The practical stuff nobody puts on a postcard — getting here, parking on the Spit, showers, dump stations, and what your phone will and won't do.

Getting here

Driving: Homer is the literal end of the road — about 220 miles from Anchorage down the Seward and Sterling Highways, 4½–5 hours without stops (you'll want stops: Turnagain Arm, the Kenai River, the first view of the bay from the Baycrest hill). The road is paved and open year-round; in winter, check 511.alaska.gov before you commit. Gas is cheaper in Soldotna than on the Spit.

Flying: it's a ~40-minute hop from Anchorage to Homer's airport (HOM). As of mid-2026, Aleutian Airways is the scheduled carrier on the route — check current schedules when you book. The airport is five minutes from downtown.

Shuttle: no car, no problem — two outfits run the Anchorage–Homer road. Alaska Bus Company operates a daily summer coach (mid-May through August, with stops in Girdwood, Cooper Landing, and Soldotna), and Red Eye Rides runs year-round shuttles connecting Homer with Anchorage, Seward, Kenai, and the rest of the peninsula — up to three departures a day in summer. Both are in the directory.

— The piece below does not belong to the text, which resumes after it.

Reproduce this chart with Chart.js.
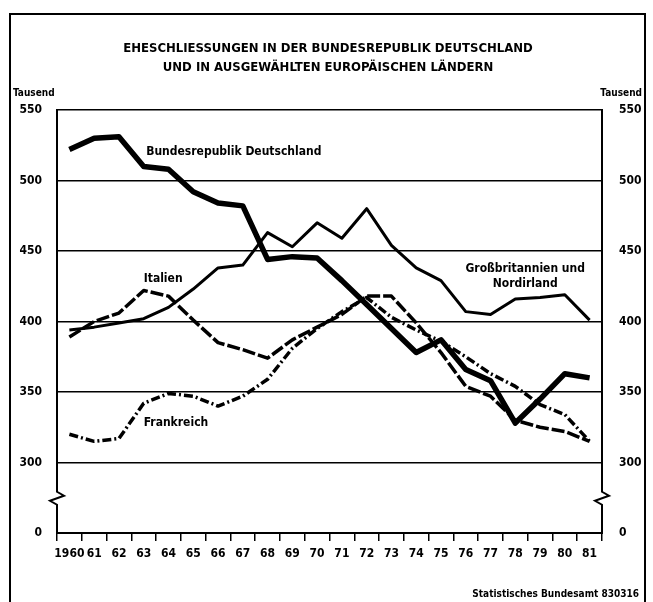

By water: the state ferry Tustumena connects Homer with Kodiak and the Aleutians seasonally (it does NOT run to Anchorage — that leg is road or air). Across Kachemak Bay, the classic Danny J ferry serves Halibut Cove daily in summer, and half a dozen water taxis will drop you at trails, beaches, and Seldovia. Schedules at bookamhs.alaska.gov for the state ferry; find water taxis in the directory.

Getting around

Town is spread out — downtown, the Spit (4½ miles long), and East End Road are each their own trip. A car is the comfortable answer. Don't expect national rental counters at the airport — Homer does it locally: Adventure Alaska Car Rentals (est. 1998, will pick you up around town or the Spit) and Homer Adventures Car Rental (4x4s, delivers within five miles) cover most needs, and Turo fills the gaps. A couple of local taxi outfits round it out (current options here). Cyclists do well on the Spit's separated path. Walking the whole Spit is a genuine activity, not a commute.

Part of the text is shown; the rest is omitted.